In a statement after a national executive committee meeting, it said police chief Joseph Mbu was doing the ruling party's bidding by cracking down heavily on peaceful APC rallies but doing nothing against similar PDP events.

If the situation continued, the APC warned it would have no option but to call on its members in Rivers and across the country "to take whatever steps that are necessary to protect their lives and property".

The party also urged its members in parliament to block government proposals, including last week's appointment of new defence chiefs and approval of the 2014 federal budget, "until the rule of law and constitutionalism is restored".

Nigeria, Africa's biggest oil producer and most populous country, has been fighting a bloody Islamist insurgency in the north of the country since 2009, which has claimed thousands of lives.

Presentation of the budget for 2014 was postponed several times late last year.

Secret police issues warning to 'subversive elements'

Nigeria's secret police, the Department of State Services (DSS), meanwhile issued a warning against those seeking to foment violence before the keenly watched 2015 vote.

No specific examples were given but it came just as the APC issued its comments.

DSS spokesperson Marilyn Ogar called the statements "offensive, misguided and directed at stirring hate".

"This service and other law enforcement agencies have the mandate to protect the country and its citizens," she said.

"We therefore warn all subversive elements that are bent on promoting divisive and disruptive agenda to desist from such, as the full weight of the law shall henceforth be brought to bear accordingly."

Rivers's high-profile governor Rotimi Amaechi was one of five who defected from the PDP last November, in part over Jonathan's alleged refusal not to abide by an unwritten party rule to rotate the presidency between north and south.

Jonathan, who has not declared his candidacy for next year, comes from the majority Christian south while Nigeria's north is mainly Muslim.

Nation’s democracy

A total of 37 lawmakers in the National Assembly followed the governors, stripping the PDP of its majority in the lower house of parliament and raising the possibility of its first general election defeat since Nigeria returned to civilian rule in 1999.

The outspoken Amaechi has also claimed Jonathan has done nothing for Rivers and is angered that millions of dollars in revenue from a disputed oil well has gone to the president's home state of Bayelsa next door.

In response, the PDP said the APC had shown its true colours and that its call to block approval of the new military top brass was a "devilish plot to undermine the nation's security, create a state of anarchy and... unleash mayhem".

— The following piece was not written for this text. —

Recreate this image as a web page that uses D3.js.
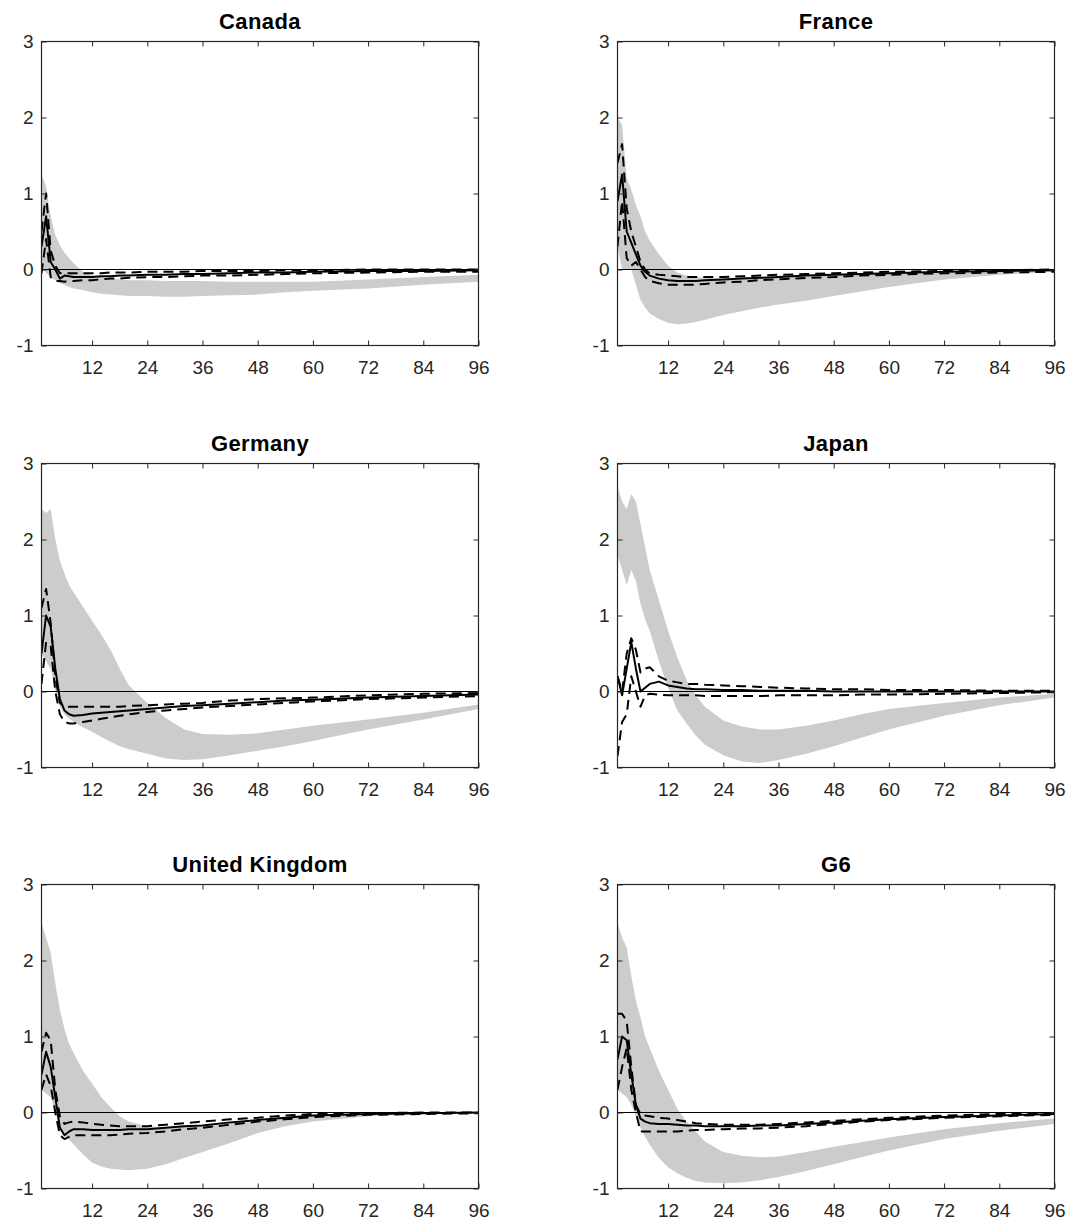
<!DOCTYPE html>
<html>
<head>
<meta charset="utf-8">
<script src="https://cdn.jsdelivr.net/npm/d3@7"></script>
<style>
  html, body { margin: 0; padding: 0; background: #fff; }
  svg { display: block; }
  text { font-family: "Liberation Sans", Arial, Helvetica, sans-serif; }
</style>
</head>
<body>
<svg id="chart" width="1076" height="1221"></svg>
<script>
// ---- data ----
const months = [1,2,3,4,5,6,7,8,10,12,14,16,18,20,24,28,32,36,42,48,54,60,72,84,96];
const xTicks = [12,24,36,48,60,72,84,96];
const yTicks = [-1,0,1,2,3];
const titles = ["Canada","France","Germany","Japan","United Kingdom","G6"];

const canadaBandHi = [1.25,1.1,0.7,0.45,0.32,0.22,0.15,0.08,-0.03,-0.08,-0.1,-0.12,-0.13,-0.14,-0.14,-0.15,-0.15,-0.15,-0.16,-0.16,-0.16,-0.16,-0.13,-0.1,-0.07];
const canadaBandLo = [0.05,-0.05,-0.1,-0.14,-0.18,-0.2,-0.23,-0.25,-0.27,-0.3,-0.32,-0.33,-0.34,-0.35,-0.35,-0.36,-0.36,-0.35,-0.34,-0.33,-0.3,-0.28,-0.25,-0.2,-0.16];
const canadaMid = [0.3,0.7,0.1,0.0,-0.12,-0.08,-0.09,-0.1,-0.1,-0.1,-0.09,-0.09,-0.08,-0.08,-0.07,-0.07,-0.06,-0.06,-0.05,-0.04,-0.04,-0.03,-0.02,-0.02,-0.01];
const canadaHi = [0.5,1.0,0.25,0.05,-0.05,-0.04,-0.05,-0.05,-0.05,-0.05,-0.05,-0.04,-0.04,-0.04,-0.03,-0.03,-0.03,-0.02,-0.02,-0.02,-0.01,-0.01,0.0,0.0,0.0];
const canadaLo = [-0.05,0.4,-0.1,-0.15,-0.15,-0.16,-0.15,-0.15,-0.14,-0.14,-0.13,-0.12,-0.12,-0.11,-0.1,-0.1,-0.09,-0.08,-0.08,-0.07,-0.06,-0.05,-0.04,-0.03,-0.03];

const franceBandHi = [2.0,1.9,1.2,1.05,0.85,0.7,0.5,0.38,0.2,0.05,-0.04,-0.08,-0.1,-0.11,-0.12,-0.12,-0.11,-0.1,-0.09,-0.08,-0.07,-0.05,-0.03,-0.02,-0.01];
const franceBandLo = [0.3,0.0,0.0,0.0,-0.2,-0.4,-0.5,-0.58,-0.65,-0.7,-0.72,-0.71,-0.69,-0.66,-0.6,-0.55,-0.5,-0.46,-0.41,-0.35,-0.29,-0.23,-0.13,-0.07,-0.03];
const franceMid = [0.9,1.25,0.5,0.35,0.2,0.05,-0.03,-0.08,-0.12,-0.14,-0.15,-0.15,-0.15,-0.14,-0.13,-0.12,-0.11,-0.1,-0.08,-0.07,-0.06,-0.05,-0.03,-0.02,-0.01];
const franceHi = [1.4,1.65,0.8,0.5,0.3,0.1,0.0,-0.05,-0.07,-0.08,-0.09,-0.1,-0.1,-0.1,-0.1,-0.09,-0.08,-0.07,-0.06,-0.05,-0.04,-0.03,-0.02,-0.01,0.0];
const franceLo = [0.3,0.9,0.15,0.05,0.1,0.0,-0.1,-0.15,-0.18,-0.2,-0.2,-0.2,-0.2,-0.19,-0.17,-0.16,-0.14,-0.13,-0.11,-0.1,-0.08,-0.07,-0.05,-0.04,-0.03];

const germanyBandHi = [2.4,2.35,2.4,2.0,1.72,1.55,1.4,1.3,1.12,0.93,0.75,0.55,0.3,0.08,-0.15,-0.35,-0.5,-0.56,-0.57,-0.55,-0.5,-0.45,-0.37,-0.28,-0.17];
const germanyBandLo = [0.5,0.4,0.3,0.0,-0.2,-0.3,-0.36,-0.4,-0.47,-0.53,-0.6,-0.66,-0.72,-0.76,-0.82,-0.88,-0.9,-0.89,-0.84,-0.78,-0.72,-0.65,-0.5,-0.37,-0.23];
const germanyMid = [0.5,1.0,0.85,0.3,-0.1,-0.25,-0.3,-0.32,-0.31,-0.29,-0.28,-0.27,-0.26,-0.25,-0.23,-0.21,-0.19,-0.18,-0.16,-0.14,-0.12,-0.11,-0.08,-0.06,-0.04];
const germanyHi = [1.1,1.35,0.9,0.2,-0.15,-0.2,-0.2,-0.2,-0.2,-0.2,-0.2,-0.2,-0.2,-0.19,-0.18,-0.17,-0.16,-0.15,-0.12,-0.1,-0.09,-0.08,-0.05,-0.03,-0.02];
const germanyLo = [0.1,0.65,0.6,0.0,-0.3,-0.4,-0.42,-0.42,-0.4,-0.38,-0.36,-0.34,-0.32,-0.3,-0.27,-0.25,-0.23,-0.21,-0.19,-0.17,-0.15,-0.13,-0.1,-0.08,-0.06];

const japanBandHi = [2.7,2.5,2.4,2.6,2.5,2.2,1.9,1.6,1.2,0.8,0.45,0.15,-0.05,-0.2,-0.38,-0.46,-0.5,-0.5,-0.45,-0.38,-0.3,-0.23,-0.15,-0.08,-0.03];
const japanBandLo = [1.8,1.6,1.4,1.6,1.45,1.15,0.95,0.8,0.4,0.05,-0.25,-0.42,-0.58,-0.7,-0.84,-0.92,-0.94,-0.9,-0.82,-0.72,-0.61,-0.5,-0.32,-0.18,-0.08];
const japanMid = [0.2,-0.05,0.3,0.65,0.3,0.0,0.05,0.1,0.13,0.08,0.06,0.04,0.03,0.03,0.02,0.02,0.01,0.01,0.01,0.0,0.0,0.0,0.0,0.0,0.0];
const japanHi = [0.2,0.0,0.5,0.7,0.55,0.25,0.3,0.32,0.2,0.14,0.12,0.1,0.1,0.09,0.08,0.07,0.06,0.05,0.04,0.03,0.03,0.02,0.02,0.01,0.01];
const japanLo = [-0.85,-0.4,-0.3,0.2,0.0,-0.2,-0.05,-0.03,-0.04,-0.05,-0.05,-0.05,-0.05,-0.06,-0.06,-0.06,-0.06,-0.05,-0.05,-0.05,-0.04,-0.04,-0.03,-0.02,-0.01];

const ukBandHi = [2.5,2.3,2.1,1.7,1.35,1.1,0.9,0.78,0.55,0.38,0.2,0.07,-0.05,-0.12,-0.18,-0.19,-0.19,-0.18,-0.15,-0.12,-0.08,-0.05,-0.02,-0.01,0.0];
const ukBandLo = [0.3,0.25,0.2,0.0,-0.2,-0.3,-0.36,-0.42,-0.55,-0.66,-0.71,-0.74,-0.75,-0.76,-0.74,-0.68,-0.6,-0.52,-0.4,-0.27,-0.18,-0.12,-0.05,-0.02,-0.01];
const ukMid = [0.5,0.8,0.6,0.2,-0.2,-0.3,-0.25,-0.22,-0.22,-0.23,-0.23,-0.23,-0.23,-0.22,-0.22,-0.2,-0.18,-0.17,-0.13,-0.1,-0.07,-0.04,-0.02,-0.01,0.0];
const ukHi = [0.8,1.05,0.95,0.3,-0.05,-0.15,-0.13,-0.12,-0.13,-0.15,-0.16,-0.17,-0.18,-0.18,-0.18,-0.16,-0.14,-0.12,-0.09,-0.07,-0.04,-0.02,-0.01,0.0,0.0];
const ukLo = [0.3,0.5,0.35,0.0,-0.3,-0.35,-0.32,-0.3,-0.3,-0.3,-0.3,-0.3,-0.29,-0.28,-0.27,-0.25,-0.22,-0.2,-0.16,-0.12,-0.09,-0.06,-0.03,-0.02,-0.01];

const g6BandHi = [2.5,2.3,2.17,1.8,1.47,1.25,1.0,0.85,0.55,0.3,0.05,-0.12,-0.25,-0.38,-0.52,-0.57,-0.59,-0.58,-0.52,-0.45,-0.39,-0.33,-0.22,-0.14,-0.08];
const g6BandLo = [0.3,0.25,0.2,0.1,-0.05,-0.2,-0.32,-0.42,-0.6,-0.72,-0.8,-0.86,-0.9,-0.92,-0.93,-0.92,-0.89,-0.85,-0.77,-0.68,-0.59,-0.5,-0.35,-0.24,-0.15];
const g6Mid = [0.7,1.0,0.95,0.5,0.1,-0.08,-0.12,-0.14,-0.15,-0.15,-0.16,-0.17,-0.17,-0.18,-0.18,-0.18,-0.17,-0.17,-0.15,-0.13,-0.11,-0.09,-0.06,-0.04,-0.02];
const g6Hi = [1.3,1.3,1.2,0.6,0.1,-0.02,-0.04,-0.05,-0.07,-0.08,-0.1,-0.12,-0.14,-0.15,-0.16,-0.16,-0.16,-0.15,-0.13,-0.11,-0.09,-0.07,-0.04,-0.02,-0.01];
const g6Lo = [0.3,0.6,0.85,0.3,0.0,-0.25,-0.25,-0.25,-0.25,-0.25,-0.25,-0.24,-0.23,-0.23,-0.22,-0.21,-0.21,-0.2,-0.18,-0.15,-0.12,-0.1,-0.07,-0.05,-0.03];

const panelsData = [
  {bandHi: canadaBandHi, bandLo: canadaBandLo, mid: canadaMid, hi: canadaHi, lo: canadaLo},
  {bandHi: franceBandHi, bandLo: franceBandLo, mid: franceMid, hi: franceHi, lo: franceLo},
  {bandHi: germanyBandHi, bandLo: germanyBandLo, mid: germanyMid, hi: germanyHi, lo: germanyLo},
  {bandHi: japanBandHi, bandLo: japanBandLo, mid: japanMid, hi: japanHi, lo: japanLo},
  {bandHi: ukBandHi, bandLo: ukBandLo, mid: ukMid, hi: ukHi, lo: ukLo},
  {bandHi: g6BandHi, bandLo: g6BandLo, mid: g6Mid, hi: g6Hi, lo: g6Lo}
];

// ---- layout ----
const colLeft = [41.5, 617.5];
const rowTop = [41.5, 463.5, 884.5];
const pw = 437, ph = 304;
const axisColor = "#262626";
const fmt = d => String(d).replace("\u2212", "-");

const svg = d3.select("#chart");

panelsData.forEach((pd, i) => {
  const col = i % 2, row = Math.floor(i / 2);
  const g = svg.append("g").attr("transform", `translate(${colLeft[col]},${rowTop[row]})`);
  const x = d3.scaleLinear().domain([1, 96]).range([0, pw]);
  const y = d3.scaleLinear().domain([-1, 3]).range([ph, 0]);

  const clipId = "clip" + i;
  g.append("clipPath").attr("id", clipId).append("rect").attr("width", pw).attr("height", ph);
  const plot = g.append("g").attr("clip-path", `url(#${clipId})`);

  const band = months.map((m, k) => ({m, lo: pd.bandLo[k], hi: pd.bandHi[k]}));
  plot.append("path")
    .datum(band)
    .attr("fill", "#cccccc")
    .attr("d", d3.area().x(d => x(d.m)).y0(d => y(d.lo)).y1(d => y(d.hi)));

  // zero line
  plot.append("line")
    .attr("x1", x(1)).attr("x2", x(96))
    .attr("y1", y(0)).attr("y2", y(0))
    .attr("stroke", "#000").attr("stroke-width", 1.2);

  const line = d3.line().x(d => x(d[0])).y(d => y(d[1]));
  const series = [
    {v: pd.mid, dash: null},
    {v: pd.hi, dash: "10,6"},
    {v: pd.lo, dash: "10,6"}
  ];
  series.forEach(s => {
    plot.append("path")
      .datum(months.map((m, k) => [m, s.v[k]]))
      .attr("fill", "none")
      .attr("stroke", "#000")
      .attr("stroke-width", 2)
      .attr("stroke-linejoin", "round")
      .attr("stroke-dasharray", s.dash)
      .attr("d", line);
  });

  // axes (ticks inside, box)
  const styleAxis = sel => {
    sel.select(".domain").remove();
    sel.selectAll(".tick line").attr("stroke", axisColor).attr("stroke-width", 1);
    sel.selectAll(".tick text").attr("fill", axisColor).style("font-size", "19px");
  };
  g.append("g").attr("transform", `translate(0,${ph})`)
    .call(d3.axisBottom(x).tickValues(xTicks).tickSizeInner(-5).tickSizeOuter(0).tickPadding(15).tickFormat(fmt))
    .call(styleAxis);
  g.append("g")
    .call(d3.axisTop(x).tickValues(xTicks).tickSizeInner(-5).tickSizeOuter(0).tickFormat(""))
    .call(styleAxis);
  g.append("g")
    .call(d3.axisLeft(y).tickValues(yTicks).tickSizeInner(-5).tickSizeOuter(0).tickPadding(8).tickFormat(fmt))
    .call(styleAxis);
  g.append("g").attr("transform", `translate(${pw},0)`)
    .call(d3.axisRight(y).tickValues(yTicks).tickSizeInner(-5).tickSizeOuter(0).tickFormat(""))
    .call(styleAxis);

  g.append("rect").attr("width", pw).attr("height", ph)
    .attr("fill", "none").attr("stroke", axisColor).attr("stroke-width", 1.2);

  g.append("text")
    .attr("x", pw / 2).attr("y", -13)
    .attr("text-anchor", "middle")
    .style("font-size", "22px").style("font-weight", "bold")
    .style("letter-spacing", "0.4px").attr("fill", "#000")
    .text(titles[i]);
});
</script>
</body>
</html>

By seeking to block the passage of this year's budget, it was also seeking to "cripple the nation's economy and plunge the people into untold hardship," said party spokesperson Olisa Metuh.

In doing so, "the APC has commenced the implementation of its orchestrated plot to truncate the nation's democracy, push the country into a state of chaos and achieve its doomsday predictions; a plot which must be stopped", he added.